Schon war man sich über das Drehbuch einig geworden, schon sind die Schauspieler gecastet und die Arbeiten an dem Filmprojekt in vollem Gang, als Chris Kyle am 2. Februar 2013 seine Vergangenheit einholt: Der „American Sniper“ wird auf einem texanischen Schießplatz von einem Veteranen des Irakkriegs erschossen …
Clint Eastwoods vielfach ausgezeichnetes Irakkriegs-Epos hatte im November 2014 Premiere – und blieb bis heute einer der umstrittensten Filme des Regisseurs.
Zweifellos hatte mit „American Sniper“ ein cineastisches Meisterwerk die Kinos erreicht (das nebenbei auch zu Eastwoods finanziell erfolgreichstem Film wurde). Aber welchem Genre konnte man es zuordnen? Handelt es sich um einen Kriegsfilm, der US-amerikanische Helden und Flaggen verherrlicht? Oder, im Gegenteil, um einen Anti-Kriegsfilm, der veranschaulicht, wie permanente Gräuel auch die seelisch Stärksten aus der Bahn werfen, wie ein Krieg alle Beteiligten für die zarteren Werte des Lebens völlig erblinden lässt?
Wahrscheinlich ist es am besten, gar nicht erst nach einer passenden Schublade zu suchen. Denn Clint Eastwood hat in vielen seiner späteren Biopics – von „J. Edgar“ über „Scully“ bis hin zum „Fall Richard Jewell“ bewiesen, dass er keine klassische Helden- und Genre-Dramaturgie braucht, um ebenso spannende wie tiefgründige Geschichten zu erzählen. Das Erzählen an sich reicht.
Und so erzählt er in diesem Fall vom Krieg.
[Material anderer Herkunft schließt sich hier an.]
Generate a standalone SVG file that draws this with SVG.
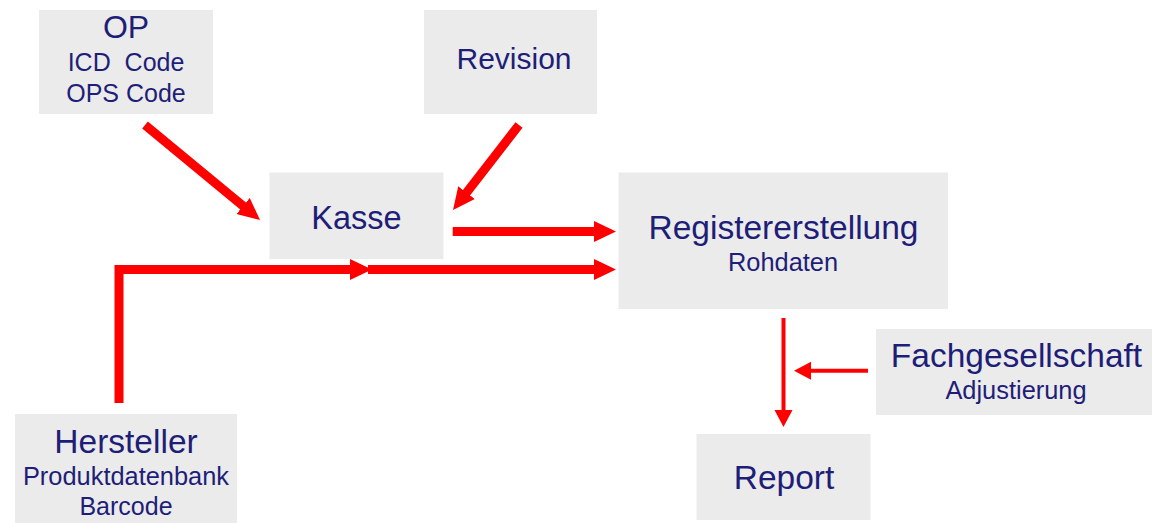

Von der Motivation, die Soldaten in den Kampf treibt, von der Befriedigung, die der Dienst mit der Waffe bereiten kann, aber auch von der großen Desillusionierung und den tiefen seelischen Wunden, die jeder Krieg hinterlässt, von den unwiederbringlichen Verlusten – verstorbene und entstellte Kameraden, in den Suizid geflüchtete Veteranen, die ertötete eigene Liebesfähigkeit …
Oft steht der Gedanke im Raum, echte Filmkunst (oder auch seriöser Journalismus) solle stets plakativ etwas lehren. Vorbilder zeigen. Unwertes klar verurteilen. Stellung beziehen.
Clint Eastwoods Sachlichkeit, die auf die Spannung des Wesentlichen konzentriert bleibt, erfüllt solche Ansprüche nicht. Er arbeitet einfach Konturen menschlichen Erlebens heraus und überlässt das Urteilen weitgehend den Zuschauern. Aber genau dadurch könnte eine breite gesellschaftliche Basis zu verständnisvollerem Nachdenken angeregt werden.
Jedenfalls reichte die „Basis“ in diesem Fall von bekannten Republikanern wie Newt Gingrich, der „American Sniper“ als „patriotisches Meisterwerk“ lobte, bis hin zur Pazifistin Jane Fonda, die Eastwoods Werk als bedeutenden Antikriegs-Film einstufte – und zwar im Rang von „Coming Home – Sie kehren heim“, in dem Fonda 1978 an der Seite von Jon Voight das Leben desillusionierter Vietnam-Veteranen nachzeichnete. Bemerkenswert.